- _GIVEN MATERIAL_:
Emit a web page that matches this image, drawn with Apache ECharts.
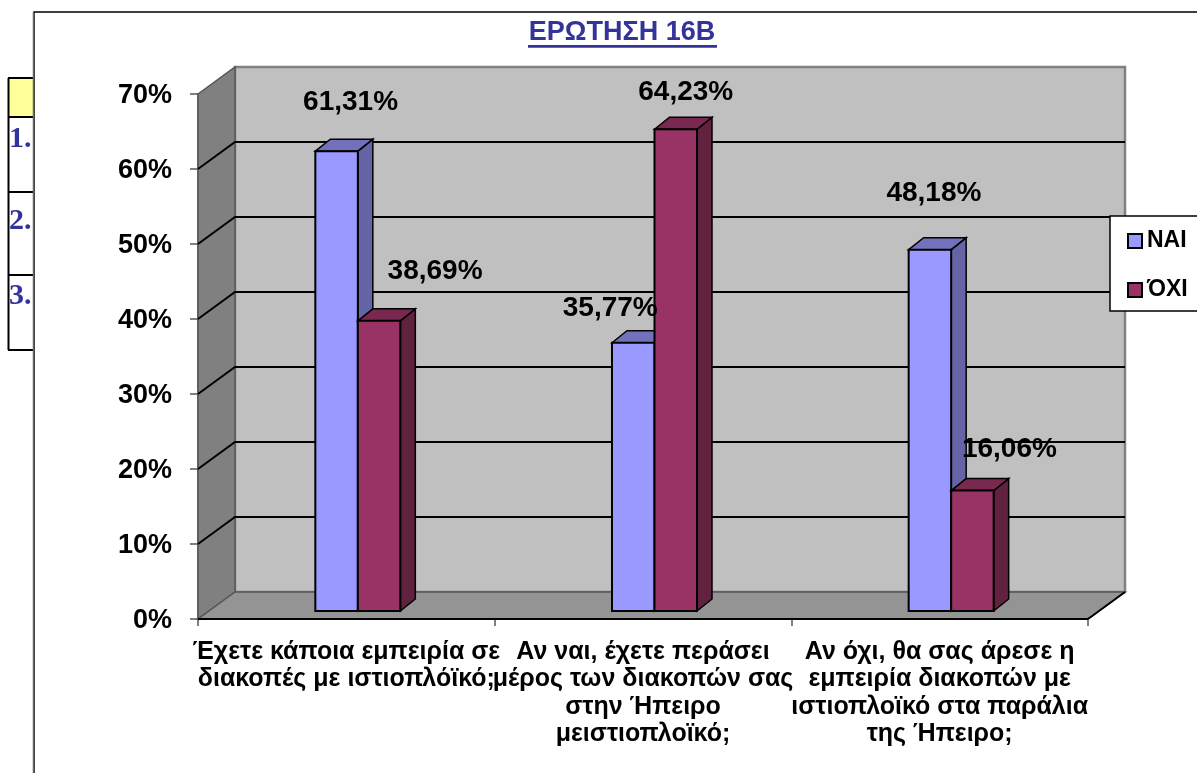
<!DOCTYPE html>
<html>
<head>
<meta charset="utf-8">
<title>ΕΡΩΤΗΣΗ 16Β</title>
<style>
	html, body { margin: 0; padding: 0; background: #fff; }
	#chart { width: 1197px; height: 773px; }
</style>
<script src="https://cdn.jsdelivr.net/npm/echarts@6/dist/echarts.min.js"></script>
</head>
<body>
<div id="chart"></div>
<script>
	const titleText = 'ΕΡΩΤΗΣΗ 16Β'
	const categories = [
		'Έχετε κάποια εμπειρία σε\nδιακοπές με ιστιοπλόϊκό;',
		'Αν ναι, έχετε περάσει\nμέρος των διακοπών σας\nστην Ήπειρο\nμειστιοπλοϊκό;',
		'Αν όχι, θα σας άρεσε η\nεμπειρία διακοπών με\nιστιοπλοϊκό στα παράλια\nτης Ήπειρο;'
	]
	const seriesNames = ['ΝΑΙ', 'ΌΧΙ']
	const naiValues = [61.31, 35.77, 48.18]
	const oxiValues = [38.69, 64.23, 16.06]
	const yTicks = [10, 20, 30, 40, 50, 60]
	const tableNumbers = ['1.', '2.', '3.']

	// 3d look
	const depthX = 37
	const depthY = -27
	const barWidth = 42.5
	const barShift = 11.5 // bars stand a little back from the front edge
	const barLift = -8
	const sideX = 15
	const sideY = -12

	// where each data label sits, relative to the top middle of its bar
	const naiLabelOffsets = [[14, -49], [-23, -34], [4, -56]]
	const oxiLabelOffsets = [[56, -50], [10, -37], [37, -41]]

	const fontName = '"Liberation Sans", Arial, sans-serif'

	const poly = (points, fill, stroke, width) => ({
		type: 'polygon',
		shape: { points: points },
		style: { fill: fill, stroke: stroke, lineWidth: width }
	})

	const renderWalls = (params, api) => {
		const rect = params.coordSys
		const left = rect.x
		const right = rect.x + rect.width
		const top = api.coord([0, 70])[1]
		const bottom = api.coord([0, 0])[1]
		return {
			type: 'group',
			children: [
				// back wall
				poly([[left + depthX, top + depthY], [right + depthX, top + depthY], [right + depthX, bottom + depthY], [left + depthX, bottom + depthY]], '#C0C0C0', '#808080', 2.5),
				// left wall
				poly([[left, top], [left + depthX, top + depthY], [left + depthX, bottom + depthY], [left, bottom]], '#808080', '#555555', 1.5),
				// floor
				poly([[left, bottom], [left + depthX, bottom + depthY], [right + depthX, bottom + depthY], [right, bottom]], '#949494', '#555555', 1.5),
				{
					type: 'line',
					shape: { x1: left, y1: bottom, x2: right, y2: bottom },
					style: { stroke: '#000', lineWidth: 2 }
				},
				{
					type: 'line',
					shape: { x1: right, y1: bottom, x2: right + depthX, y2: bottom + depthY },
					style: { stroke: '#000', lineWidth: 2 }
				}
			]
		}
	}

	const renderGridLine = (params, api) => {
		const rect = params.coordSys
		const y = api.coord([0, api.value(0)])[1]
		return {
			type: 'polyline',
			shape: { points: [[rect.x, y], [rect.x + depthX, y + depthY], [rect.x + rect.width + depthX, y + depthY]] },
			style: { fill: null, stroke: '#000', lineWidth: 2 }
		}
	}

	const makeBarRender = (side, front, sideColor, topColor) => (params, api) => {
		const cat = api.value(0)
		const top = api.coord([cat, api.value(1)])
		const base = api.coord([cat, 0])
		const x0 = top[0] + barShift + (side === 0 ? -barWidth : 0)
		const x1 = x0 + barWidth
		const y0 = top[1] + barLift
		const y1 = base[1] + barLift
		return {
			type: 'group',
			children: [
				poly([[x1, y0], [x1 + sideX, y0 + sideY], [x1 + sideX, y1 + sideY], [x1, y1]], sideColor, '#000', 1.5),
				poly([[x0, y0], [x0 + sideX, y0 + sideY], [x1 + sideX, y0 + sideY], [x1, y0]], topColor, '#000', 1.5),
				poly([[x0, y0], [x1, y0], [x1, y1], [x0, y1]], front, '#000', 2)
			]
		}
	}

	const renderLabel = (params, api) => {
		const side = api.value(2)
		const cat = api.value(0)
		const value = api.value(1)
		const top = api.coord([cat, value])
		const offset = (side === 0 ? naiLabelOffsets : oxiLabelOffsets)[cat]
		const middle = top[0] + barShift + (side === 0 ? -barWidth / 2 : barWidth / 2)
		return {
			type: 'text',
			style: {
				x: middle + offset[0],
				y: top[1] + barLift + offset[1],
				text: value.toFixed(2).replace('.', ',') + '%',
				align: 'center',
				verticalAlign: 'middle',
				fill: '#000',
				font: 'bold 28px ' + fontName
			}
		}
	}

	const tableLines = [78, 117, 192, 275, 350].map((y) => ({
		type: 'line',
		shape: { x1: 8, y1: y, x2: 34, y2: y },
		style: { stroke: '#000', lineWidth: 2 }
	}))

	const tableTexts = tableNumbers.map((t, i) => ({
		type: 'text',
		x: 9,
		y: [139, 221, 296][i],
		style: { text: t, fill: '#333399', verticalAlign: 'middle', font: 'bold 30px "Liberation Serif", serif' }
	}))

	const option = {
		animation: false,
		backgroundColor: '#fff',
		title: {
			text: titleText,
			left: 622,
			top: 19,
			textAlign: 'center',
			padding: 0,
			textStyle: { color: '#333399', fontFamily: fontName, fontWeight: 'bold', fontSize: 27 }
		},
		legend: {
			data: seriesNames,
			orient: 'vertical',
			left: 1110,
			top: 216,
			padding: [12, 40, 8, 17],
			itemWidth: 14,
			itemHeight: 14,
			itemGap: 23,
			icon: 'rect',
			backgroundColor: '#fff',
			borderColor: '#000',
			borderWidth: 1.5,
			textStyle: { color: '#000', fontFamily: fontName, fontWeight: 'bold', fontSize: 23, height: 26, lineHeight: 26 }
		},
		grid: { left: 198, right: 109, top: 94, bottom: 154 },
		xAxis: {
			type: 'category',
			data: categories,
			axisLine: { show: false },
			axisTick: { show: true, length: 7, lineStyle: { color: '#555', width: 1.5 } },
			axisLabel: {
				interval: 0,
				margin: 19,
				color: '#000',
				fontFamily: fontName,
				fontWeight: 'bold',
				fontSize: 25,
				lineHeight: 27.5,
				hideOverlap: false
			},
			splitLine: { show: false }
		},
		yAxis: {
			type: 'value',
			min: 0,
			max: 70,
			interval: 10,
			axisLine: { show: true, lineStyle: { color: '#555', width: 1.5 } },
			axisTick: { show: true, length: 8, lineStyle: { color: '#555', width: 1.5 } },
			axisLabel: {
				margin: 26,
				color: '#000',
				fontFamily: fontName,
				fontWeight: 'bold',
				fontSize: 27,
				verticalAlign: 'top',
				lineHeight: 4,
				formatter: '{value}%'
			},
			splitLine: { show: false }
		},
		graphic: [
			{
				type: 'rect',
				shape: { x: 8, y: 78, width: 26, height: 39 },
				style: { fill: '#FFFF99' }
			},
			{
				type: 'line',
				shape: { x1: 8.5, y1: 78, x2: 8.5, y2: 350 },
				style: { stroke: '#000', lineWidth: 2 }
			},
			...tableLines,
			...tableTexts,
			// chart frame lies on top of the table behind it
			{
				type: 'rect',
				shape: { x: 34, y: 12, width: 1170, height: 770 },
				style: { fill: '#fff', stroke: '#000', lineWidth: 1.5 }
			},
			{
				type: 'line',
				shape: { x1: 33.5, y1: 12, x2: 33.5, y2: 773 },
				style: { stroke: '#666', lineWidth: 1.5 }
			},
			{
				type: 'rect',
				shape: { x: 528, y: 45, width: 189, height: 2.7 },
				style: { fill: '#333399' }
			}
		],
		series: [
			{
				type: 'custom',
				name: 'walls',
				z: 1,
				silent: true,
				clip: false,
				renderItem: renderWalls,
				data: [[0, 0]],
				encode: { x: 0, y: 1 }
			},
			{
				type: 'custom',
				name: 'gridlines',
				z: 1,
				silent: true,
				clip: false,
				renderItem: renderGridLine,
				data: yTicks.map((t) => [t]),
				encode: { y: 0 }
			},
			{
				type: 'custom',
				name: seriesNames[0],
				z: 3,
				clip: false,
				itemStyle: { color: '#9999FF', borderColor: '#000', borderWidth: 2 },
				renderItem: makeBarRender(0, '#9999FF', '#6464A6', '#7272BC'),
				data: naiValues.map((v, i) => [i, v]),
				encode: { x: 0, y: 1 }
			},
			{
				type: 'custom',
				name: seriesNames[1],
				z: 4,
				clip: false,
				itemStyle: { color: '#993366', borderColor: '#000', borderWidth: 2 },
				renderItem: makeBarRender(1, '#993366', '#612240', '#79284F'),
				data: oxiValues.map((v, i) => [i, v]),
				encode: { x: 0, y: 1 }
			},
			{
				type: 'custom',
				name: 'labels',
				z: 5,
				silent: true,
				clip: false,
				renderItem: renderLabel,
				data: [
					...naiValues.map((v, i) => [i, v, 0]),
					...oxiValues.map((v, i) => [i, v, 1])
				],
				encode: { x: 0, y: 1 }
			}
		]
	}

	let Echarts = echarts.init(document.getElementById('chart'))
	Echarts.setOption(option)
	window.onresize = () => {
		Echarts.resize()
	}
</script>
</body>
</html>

- _YOUR OBJECTIVE_:
Every line from the start of the listing above through the line with "const tableNumbers = ['1.', '2.', '3.']" should be repeated exactly; skip the pictures and add nothing else.

- _THE RESULT_:
Emit a web page that matches this image, drawn with Apache ECharts.
<!DOCTYPE html>
<html>
<head>
<meta charset="utf-8">
<title>ΕΡΩΤΗΣΗ 16Β</title>
<style>
	html, body { margin: 0; padding: 0; background: #fff; }
	#chart { width: 1197px; height: 773px; }
</style>
<script src="https://cdn.jsdelivr.net/npm/echarts@6/dist/echarts.min.js"></script>
</head>
<body>
<div id="chart"></div>
<script>
	const titleText = 'ΕΡΩΤΗΣΗ 16Β'
	const categories = [
		'Έχετε κάποια εμπειρία σε\nδιακοπές με ιστιοπλόϊκό;',
		'Αν ναι, έχετε περάσει\nμέρος των διακοπών σας\nστην Ήπειρο\nμειστιοπλοϊκό;',
		'Αν όχι, θα σας άρεσε η\nεμπειρία διακοπών με\nιστιοπλοϊκό στα παράλια\nτης Ήπειρο;'
	]
	const seriesNames = ['ΝΑΙ', 'ΌΧΙ']
	const naiValues = [61.31, 35.77, 48.18]
	const oxiValues = [38.69, 64.23, 16.06]
	const yTicks = [10, 20, 30, 40, 50, 60]
	const tableNumbers = ['1.', '2.', '3.']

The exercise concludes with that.